Seth MacFarlane her fırsatta klişelerden nefret ettiğini söyleyen ve bunları tiye alan biri. Ayı Teddy 2'de izleyiciyi klişe yağmuruna tutarken acaba aklında ne vardı? Olgunlaşma ve büyüme hikayeleri biraz eskide kalmadı mı?
Filmin en güzel yanlarından biri kült film The Breakfast Club'a selam çakması ve bizi 80'lere götürerek Bone Symphony grubunu tekrar hatırlatmasıydı. İnsan hakları konusuna değinmesi de Ayı Teddy 2'ye sempati duyma sebebi. Siyahilerin yıllar önce haklarını alabilmek için giriştikleri mücadeleye atıflarda bulunan Ted 2, Amerika'da eşcinsel evlilik yasallaşmadan önce çekilmiş olmasına rağmen eşcinsel evlilik ile ilgili de azınlığın sesi olmayı başarıyor. Bu iki önemli konu filmde yüzeysel işlenmiş olsa da bunlara değinilmiş olması mutluluk verici. Ek olarak Comic-Con fuarında geçen sahneler meraklıları için eğlenceli bir tur.
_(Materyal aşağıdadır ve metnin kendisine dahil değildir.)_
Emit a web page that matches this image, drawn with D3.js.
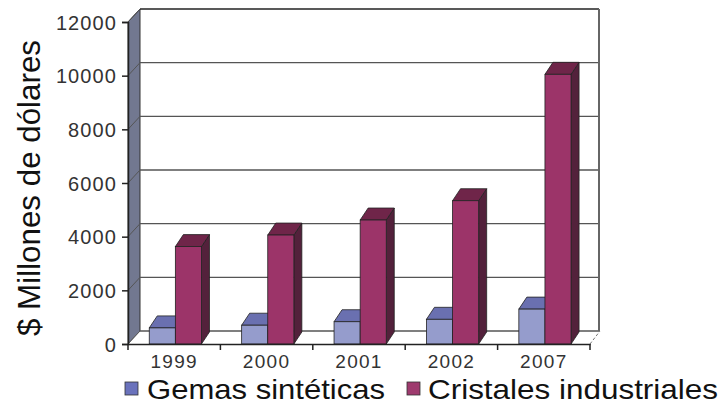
<!DOCTYPE html>
<html><head><meta charset="utf-8">
<script src="https://cdn.jsdelivr.net/npm/d3@7/dist/d3.min.js"></script>
<style>html,body{margin:0;padding:0;background:#fff;}svg{display:block;}</style>
</head><body>
<script>
const years = ["1999","2000","2001","2002","2007"];
const seriesNames = ["Gemas sintéticas","Cristales industriales"];
const gemas = [600, 700, 830, 920, 1300];
const cristales = [3630, 4060, 4620, 5340, 10050];
const yTicks = [0,2000,4000,6000,8000,10000,12000];
const yTitle = "$ Millones de dólares";

const W=722,H=404;
const svg=d3.select("body").append("svg").attr("width",W).attr("height",H);
const font="Liberation Sans, Arial, sans-serif";

const x0=128,x1=590, yBase=344, yTop=22;
const wdx=12, wdy=-13;   // wall depth
const bdx=8, bdy=-12;    // bar depth
const x=d3.scaleBand().domain(years).range([x0,x1]);
const bw=x.bandwidth();
const xs=d3.scaleBand().domain(seriesNames).range([bw*0.23,bw*0.795]);
const y=d3.scaleLinear().domain([0,12000]).range([yBase,yTop]);

// left wall
svg.append("path").attr("d",`M${x0},${yBase}L${x0},${yTop}L${x0+wdx},${yTop+wdy}L${x0+wdx},${yBase+wdy}Z`)
  .attr("fill","#727890").attr("stroke","#333").attr("stroke-width",1);
// floor
svg.append("path").attr("d",`M${x0},${yBase}L${x0+wdx},${yBase+wdy}L${x1+wdx-2},${yBase+wdy}L${x1},${yBase}Z`)
  .attr("fill","#fff").attr("stroke","none");
// gridlines on back wall + wall diagonals
yTicks.forEach(t=>{
  const yy=y(t)+wdy;
  svg.append("line").attr("x1",x0+wdx).attr("x2",x1+9).attr("y1",yy).attr("y2",yy)
    .attr("stroke",t===12000?"#222":"#555").attr("stroke-width",t===12000?1.6:1.4);
  svg.append("line").attr("x1",x0).attr("y1",y(t)).attr("x2",x0+wdx).attr("y2",yy)
    .attr("stroke","#555").attr("stroke-width",1);
});
// back wall right edge
svg.append("line").attr("x1",x1+9).attr("x2",x1+9).attr("y1",y(12000)+wdy).attr("y2",yBase+wdy)
  .attr("stroke","#666").attr("stroke-width",2);
// floor right diagonal
svg.append("line").attr("x1",x1).attr("y1",yBase).attr("x2",x1+10).attr("y2",yBase+wdy)
  .attr("stroke","#777").attr("stroke-width",1).attr("stroke-dasharray","3,2");

// bars
const cols=[{front:"#959ccc",top:"#6a70b0",side:"#4b5090"},{front:"#9c3469",top:"#6f2549",side:"#53213b"}];
const data=[gemas,cristales];
const g=svg.append("g");
years.forEach((yr,i)=>{
  seriesNames.forEach((s,k)=>{
    const v=data[k][i];
    const bx=x(yr)+xs(s), w=xs.bandwidth(), ty=y(v);
    const c=cols[k];
    g.append("path").attr("d",`M${bx+w},${yBase}L${bx+w},${ty}L${bx+w+bdx},${ty+bdy}L${bx+w+bdx},${yBase+bdy}Z`)
      .attr("fill",c.side).attr("stroke","#222").attr("stroke-width",0.8);
    g.append("path").attr("d",`M${bx},${ty}L${bx+bdx},${ty+bdy}L${bx+w+bdx},${ty+bdy}L${bx+w},${ty}Z`)
      .attr("fill",c.top).attr("stroke","#222").attr("stroke-width",0.8);
    g.append("rect").attr("x",bx).attr("y",ty).attr("width",w).attr("height",yBase-ty)
      .attr("fill",c.front).attr("stroke","#222").attr("stroke-width",0.8);
  });
});

// y axis
const ya=svg.append("g").attr("transform",`translate(${x0},0)`)
  .call(d3.axisLeft(y).tickValues(yTicks).tickSize(6).tickPadding(5).tickFormat(d3.format("d")));
ya.select(".domain").attr("stroke","#222").attr("stroke-width",1.5);
ya.selectAll(".tick line").attr("stroke","#222").attr("stroke-width",1.5);
ya.selectAll(".tick text").attr("font-family",font).attr("font-size",20).attr("fill","#333")
  .attr("letter-spacing",1.1).attr("dy","0.36em");

// x axis
const xa=svg.append("g").attr("transform",`translate(0,${yBase})`)
  .call(d3.axisBottom(x).tickSize(0).tickPadding(11));
xa.select(".domain").attr("stroke","#222").attr("stroke-width",1.5);
xa.selectAll(".tick text").attr("font-family",font).attr("font-size",19).attr("fill","#333").attr("letter-spacing",1.3);
const bounds=years.map(d=>x(d)).concat([x1]);
svg.selectAll(".xtick").data(bounds).enter().append("line")
  .attr("x1",d=>d).attr("x2",d=>d).attr("y1",yBase).attr("y2",yBase+6)
  .attr("stroke","#222").attr("stroke-width",1.5);

// y title
svg.append("text").attr("transform",`translate(40,${188}) rotate(-90)`)
  .attr("text-anchor","middle").attr("font-family",font).attr("font-size",32)
  .attr("textLength",296).attr("lengthAdjust","spacingAndGlyphs").attr("fill","#111").text(yTitle);

// legend
const leg=[{x:125,tx:147,tl:238},{x:407,tx:428,tl:290}];
const legCols=["#6a72bc","#9e3a6e"];
seriesNames.forEach((s,k)=>{
  svg.append("rect").attr("x",leg[k].x).attr("y",382).attr("width",13).attr("height",13)
    .attr("fill",legCols[k]).attr("stroke","#333").attr("stroke-width",0.8);
  svg.append("text").attr("x",leg[k].tx).attr("y",398.5).attr("font-family",font).attr("font-size",28)
    .attr("textLength",leg[k].tl).attr("lengthAdjust","spacingAndGlyphs").attr("fill","#111").text(s);
});
</script>
</body></html>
Bu birkaç güzel nokta dışında Ayı Teddy 2, orta halli bir komedi mi yoksa kötü esprilerle bezenmiş bir komedi mi diye düşündüren bir film. Eğer bir komedi filmi bu ikilemde bırakıyorsa istediğini seyirciye verememiş olmaktan öteye geçemez. Bu tarz Amerikan filmleri izledikçe mizahı sadece İngilizlere mi bıraksak diye düşünmeden edemiyorum. Seth MacFarlane'i bir gün görürsem ilk iş olarak "Yeni Başlayanlar İçin Vahşi Batı'dan sonra neden bir de Ayı Teddy 2?" diye soracağım.